Bill Protecting Attorneys From Discipline Over Rendering Services Relating to Abortion, Gender-Affirming Care in Jurisdictions Where Procedures Are Illegal Is Approved

 

By a MetNews Staff Writer

 

Gov. Gavin Newsom has signed a bill shielding attorneys from disciplinary consequences for providing services relating to abortion or gender affirming care in jurisdictions where such procedures are illegal.

Assembly Bill 1525, signed by the governor on Friday, creates a single exclusion to the provisions of the State Bar Act, which provides, in Business and Professions Code §6101, that “[c]onviction of a felony or a misdemeanor, involving moral turpitude, constitutes a cause for disbarment or suspension.”

Other sections make clear that a licensee’s having been found culpable of misconduct in another jurisdiction may serve as the basis for discipline in California.

The bill specifies that notwithstanding governing sections of the State Bar Act, “an excluded event shall not be grounds…for suspension, disbarment, or other disciplinary action, nor shall it require an attorney or applicant to report the excluded event to the State Bar, supply evidence that an attorney is culpable of professional misconduct in this state, nor serve as grounds to deny admission for any applicant for admission to practice law.”

Excluded Event

An “excluded event” is defined in the bill as a civil judgment, sanction, criminal prosecution or conviction relating to conduct “committed in the course of the practice of law,” or discipline imposed, if any such action is “based on the application of another state’s law that interferes with any person’s right to receive, provide, recommend, enable, or advocate for” services relating to abortion or gender-affirming care “that would be lawful” in California.

In legislative comments to the bill, the Senate Judiciary Committee shed light on the motivations for the bill, saying:

“As a result of the [2022 U.S. Supreme Court decision in Dobbs v. Jackson], people in roughly half the country may lose access to abortion services….In addition, a growing number of states have been passing laws putting residents who seek essential gender-affirming care at risk of being prosecuted….California has enacted laws to protect health care professionals providing sensitive healthcare services from disciplinary action by their licensing entity.
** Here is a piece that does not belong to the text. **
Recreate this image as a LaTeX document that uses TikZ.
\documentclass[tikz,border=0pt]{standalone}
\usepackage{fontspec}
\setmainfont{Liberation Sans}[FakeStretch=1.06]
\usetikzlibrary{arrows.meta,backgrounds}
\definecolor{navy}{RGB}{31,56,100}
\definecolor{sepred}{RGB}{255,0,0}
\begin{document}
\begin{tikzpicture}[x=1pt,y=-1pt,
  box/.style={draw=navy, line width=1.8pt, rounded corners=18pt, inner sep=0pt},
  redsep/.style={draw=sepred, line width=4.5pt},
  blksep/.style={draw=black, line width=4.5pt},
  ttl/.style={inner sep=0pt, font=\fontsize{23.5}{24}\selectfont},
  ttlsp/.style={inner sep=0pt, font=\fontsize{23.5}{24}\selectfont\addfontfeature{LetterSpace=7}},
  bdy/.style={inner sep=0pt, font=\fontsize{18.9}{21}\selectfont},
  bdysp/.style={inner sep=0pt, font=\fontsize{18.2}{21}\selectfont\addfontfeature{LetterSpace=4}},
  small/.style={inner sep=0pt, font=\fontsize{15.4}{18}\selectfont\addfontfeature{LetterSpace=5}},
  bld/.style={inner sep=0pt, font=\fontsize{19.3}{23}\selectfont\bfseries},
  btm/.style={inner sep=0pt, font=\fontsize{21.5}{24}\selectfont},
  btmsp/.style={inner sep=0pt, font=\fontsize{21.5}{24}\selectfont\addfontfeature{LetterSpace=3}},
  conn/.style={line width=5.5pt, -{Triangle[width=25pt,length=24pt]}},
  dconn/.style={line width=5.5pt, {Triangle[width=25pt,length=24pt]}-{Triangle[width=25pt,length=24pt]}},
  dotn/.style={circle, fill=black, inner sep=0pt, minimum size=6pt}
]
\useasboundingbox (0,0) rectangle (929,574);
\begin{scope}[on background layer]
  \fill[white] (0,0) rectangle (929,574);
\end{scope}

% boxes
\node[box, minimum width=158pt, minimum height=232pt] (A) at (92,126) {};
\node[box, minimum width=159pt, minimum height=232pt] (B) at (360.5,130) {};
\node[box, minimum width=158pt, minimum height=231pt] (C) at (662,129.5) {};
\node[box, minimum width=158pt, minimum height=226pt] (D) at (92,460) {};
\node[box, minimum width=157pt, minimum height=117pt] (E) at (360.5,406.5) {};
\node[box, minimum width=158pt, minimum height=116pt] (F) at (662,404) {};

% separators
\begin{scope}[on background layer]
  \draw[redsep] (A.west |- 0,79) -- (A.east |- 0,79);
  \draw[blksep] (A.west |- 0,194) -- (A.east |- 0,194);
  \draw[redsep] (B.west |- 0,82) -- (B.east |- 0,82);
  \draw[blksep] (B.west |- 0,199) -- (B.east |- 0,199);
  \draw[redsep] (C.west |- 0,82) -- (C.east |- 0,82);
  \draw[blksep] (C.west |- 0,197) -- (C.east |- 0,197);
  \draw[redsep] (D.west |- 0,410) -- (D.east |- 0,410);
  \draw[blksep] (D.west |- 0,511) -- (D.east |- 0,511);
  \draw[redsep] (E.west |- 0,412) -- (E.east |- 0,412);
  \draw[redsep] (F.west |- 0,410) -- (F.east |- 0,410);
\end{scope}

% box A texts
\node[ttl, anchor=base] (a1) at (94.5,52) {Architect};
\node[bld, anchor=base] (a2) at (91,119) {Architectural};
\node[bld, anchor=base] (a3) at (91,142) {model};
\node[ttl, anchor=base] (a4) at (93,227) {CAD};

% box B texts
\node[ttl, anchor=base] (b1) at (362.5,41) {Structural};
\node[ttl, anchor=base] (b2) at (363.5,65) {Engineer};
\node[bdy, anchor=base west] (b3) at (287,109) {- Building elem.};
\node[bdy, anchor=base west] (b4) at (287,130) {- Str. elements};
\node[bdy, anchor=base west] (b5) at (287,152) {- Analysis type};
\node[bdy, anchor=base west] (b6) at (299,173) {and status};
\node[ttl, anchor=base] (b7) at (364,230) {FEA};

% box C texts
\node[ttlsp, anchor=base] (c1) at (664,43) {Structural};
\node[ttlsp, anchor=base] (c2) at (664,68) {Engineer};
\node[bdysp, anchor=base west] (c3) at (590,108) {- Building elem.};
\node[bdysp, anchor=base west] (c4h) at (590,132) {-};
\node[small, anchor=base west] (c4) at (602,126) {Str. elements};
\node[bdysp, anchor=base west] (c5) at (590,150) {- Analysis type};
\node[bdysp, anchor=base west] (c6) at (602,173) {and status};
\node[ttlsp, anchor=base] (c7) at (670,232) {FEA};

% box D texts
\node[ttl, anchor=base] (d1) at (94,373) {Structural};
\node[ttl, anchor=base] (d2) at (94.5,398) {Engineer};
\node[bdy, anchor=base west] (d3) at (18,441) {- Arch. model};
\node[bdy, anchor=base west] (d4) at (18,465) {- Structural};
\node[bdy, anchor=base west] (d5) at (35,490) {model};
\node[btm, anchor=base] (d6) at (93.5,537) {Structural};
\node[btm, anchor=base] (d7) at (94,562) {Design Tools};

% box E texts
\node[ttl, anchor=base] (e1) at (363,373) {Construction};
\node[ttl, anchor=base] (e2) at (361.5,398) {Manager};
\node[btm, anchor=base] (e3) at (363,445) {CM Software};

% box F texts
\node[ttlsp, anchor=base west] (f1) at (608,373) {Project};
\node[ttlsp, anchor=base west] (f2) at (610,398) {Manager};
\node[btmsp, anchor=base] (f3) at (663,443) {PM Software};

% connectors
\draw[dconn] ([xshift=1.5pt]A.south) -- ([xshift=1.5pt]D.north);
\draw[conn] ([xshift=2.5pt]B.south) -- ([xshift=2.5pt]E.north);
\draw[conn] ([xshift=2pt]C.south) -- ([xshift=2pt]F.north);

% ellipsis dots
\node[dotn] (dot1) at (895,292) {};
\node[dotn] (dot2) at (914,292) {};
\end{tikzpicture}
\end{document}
This bill seeks to provide similar protections for attorneys providing legal advice and other services related to the provision of [such] services.”

Other Legislation

On Friday, the governor also signed Assembly Bill 260, which excludes mifepristone, the so-called “abortion pill,” from regulations requiring that medication labels include the name of the patient and prescribing doctor, while also prohibiting criminal, civil, or licensure consequences for health care professionals relating to the transportation of the drug.

Assembly Bill 260 also prohibits health insurance plans from limiting or excluding coverage for the medication, which was originally developed only for first-trimester abortions, relating to off-label uses, such as the termination of later-term pregnancies.

Pro-life groups have flagged the bill as expanding access to abortion for minors, who are not required to be seen in person by a doctor before the drug is prescribed for in-home use. U.S. Health and Human Services Secretary Robert F. Kennedy Jr. announced last week that the Food and Drug Administration will be reviewing the safety of mifepristone after critics have raised concerns over possible health risks associated with its use.

The secretary accused the Biden administration during a Senate hearing earlier this month of “twisting the data” on mifepristone to “bury one of the safety signals” and last week signaled that “potential dangers may attend offering” the drug “without sufficient medical…supervision.”

In a press release, Newsom said:

“California stands for a woman’s right to choose. I’m proud to sign these bills to protect access to essential health care…in the face of amplified attacks on the fundamental right to reproductive freedom.”